The scenes that greeted the liberating British troops were described by the BBC’s Richard Dimbleby, who accompanied them:

…Here over an acre of ground lay dead and dying people. You could not see which was which…
The living lay with their heads against the corpses and around them moved the awful, ghostly procession of emaciated, aimless people, with nothing to do and with no hope of life, unable to move out of your way, unable to look at the terrible sights around them …
Babies had been born here, tiny wizened things that could not live …

A mother, driven mad, screamed at a British sentry to give her milk for her child, and thrust the tiny mite into his arms, then ran off, crying terribly.
He opened the bundle and found the baby had been dead for days. This day at Belsen was the most horrible of my life.




Josef Kramer, known as the “Beast of Belsen”, sentenced to death.

Many former SS staff members who survived the typhus epidemic at Bergen-Belsen were prosecuted by the British military during the Belsen Trial.
Throughout its operation as a concentration camp, Bergen-Belsen employed at least 480 individuals as guards or members of the commandant’s staff, including approximately 45 women.

From September 17 to November 17, 1945, a military tribunal in Lüneburg put 45 of these individuals on trial.
The defendants included Josef Kramer, the camp’s former commandant, along with 16 other male SS members, 16 female SS guards, and 12 former kapos—one of whom fell ill during the proceedings.

Among them were Irma Grese, Elisabeth Volkenrath, Hertha Ehlert, Ilse Lothe, Johanna Bormann and Fritz Klein.



Eleven of the defendants were sentenced to death. They included Kramer, Volkenrath and Klein. The executions by hanging took place on December 13, 1945, in Hamelin.
Fourteen defendants were acquitted (one was excluded from the trial due to illness). Of the remaining 19, one was sentenced to life in prison but he was executed for another crime.
Eighteen were sentenced to prison for periods of one to 15 years; however, most of these sentences were subsequently reduced significantly on appeals or pleas for clemency.

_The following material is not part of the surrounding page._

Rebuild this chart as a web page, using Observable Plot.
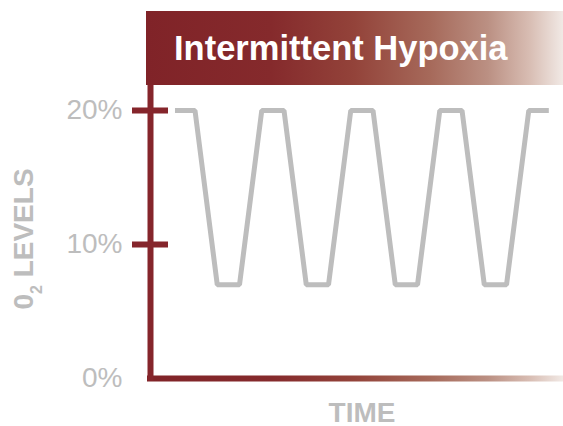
<!DOCTYPE html>
<html>
<head>
<meta charset="utf-8">
<script src="https://cdn.jsdelivr.net/npm/d3@7"></script>
<script src="https://cdn.jsdelivr.net/npm/@observablehq/plot@0.6"></script>
<style>
  body { margin: 0; background: #fff; font-family: "Liberation Sans", Arial, sans-serif; }
  #wrap { position: relative; width: 563px; height: 426px; overflow: hidden; }
  #banner {
    position: absolute; left: 146px; top: 11px; width: 417px; height: 74px;
    background: linear-gradient(to right, #802328 0%, #852a2c 30%, #93433a 50%, #a6695a 68%, #bb9083 82%, #d8bdb3 92%, #f1e9e5 100%);
    color: #fff; font-weight: bold; font-size: 34.5px; box-sizing: border-box;
    padding-left: 28px; line-height: 74px; white-space: nowrap;
  }
  #chart { position: absolute; left: 0; top: 85px; }
</style>
</head>
<body>
<div id="wrap">
  <div id="banner">Intermittent Hypoxia</div>
  <div id="chart"></div>
</div>
<script>
const title = "Intermittent Hypoxia";
const xLabel = "TIME";
const timePoints = [5.5, 10, 15, 20, 25, 30, 35, 40, 45, 50, 55, 60, 65, 70, 75, 80, 85, 89.5];
const o2Levels   = [20, 20, 7, 7, 20, 20, 7, 7, 20, 20, 7, 7, 20, 20, 7, 7, 20, 20];
const yTicks = [0, 10, 20];
const yTickLabels = ["0%", "10%", "20%"];
const redTicks = [10, 20];

const data = timePoints.map((t, i) => ({t, o2: o2Levels[i]}));
const red = "#85252b";
const gray = "#bdbdbd";

const svg = Plot.plot({
  width: 563,
  height: 341,
  marginLeft: 150,
  marginRight: 0,
  marginTop: 25,
  marginBottom: 48,
  style: {fontFamily: "Liberation Sans, Arial, sans-serif", overflow: "visible"},
  x: {domain: [0, 92.8], axis: null},
  y: {domain: [0, 20]},
  marks: [
    Plot.axisY(yTicks, {tickSize: 0, tickPadding: 28, fontSize: 28, fill: gray, tickFormat: (d) => yTickLabels[yTicks.indexOf(d)], label: null}),
    Plot.line(data, {x: "t", y: "o2", stroke: gray, strokeWidth: 5, strokeLinejoin: "miter", strokeLinecap: "butt"}),
    Plot.ruleY([0], {stroke: "url(#xgrad)", strokeWidth: 6, insetLeft: -3}),
    Plot.ruleX([0], {stroke: red, strokeWidth: 6, insetTop: -25, insetBottom: -3}),
    Plot.ruleY(redTicks, {x1: 0, x2: 0, insetLeft: -18, insetRight: -18, stroke: red, strokeWidth: 6}),
    Plot.text([xLabel], {frameAnchor: "bottom", dy: 43, dx: 5, fontSize: 28, fontWeight: "bold", fill: gray})
  ]
});

const s = d3.select(svg);
const defs = s.insert("defs", ":first-child");
const g = defs.append("linearGradient").attr("id", "xgrad")
  .attr("gradientUnits", "userSpaceOnUse").attr("x1", 146).attr("x2", 563).attr("y1", 0).attr("y2", 0);
[[0, "#802328"], [0.3, "#852a2c"], [0.5, "#93433a"], [0.68, "#a6695a"], [0.82, "#bb9083"], [0.92, "#d8bdb3"], [1, "#f1e9e5"]]
  .forEach(([o, c]) => g.append("stop").attr("offset", o).attr("stop-color", c));

const yl = s.append("text")
  .attr("transform", "translate(33,154) rotate(-90)")
  .attr("text-anchor", "middle")
  .attr("fill", gray)
  .attr("font-weight", "bold")
  .attr("font-size", 28)
  .attr("font-family", "Liberation Sans, Arial, sans-serif");
yl.append("tspan").text("0");
yl.append("tspan").attr("font-size", 16).attr("dy", 9).text("2");
yl.append("tspan").attr("dy", -9).text(" LEVELS");

document.getElementById("chart").appendChild(svg);
</script>
</body>
</html>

By June 1955, the last of those sentenced in the Belsen trial had been released.
Ten other members of the Belsen personnel were tried by later military tribunals in 1946 and 1948, with five of them being executed.

Dr. Fritz Klein. He was found guilty of war crimes and crimes against humanity and sentenced to death and hanged along with the other camp personnel in December 1945.

Josef Kramer, photographed in leg irons at Belsen before being removed to the POW cage at Celle, 17 April 1945.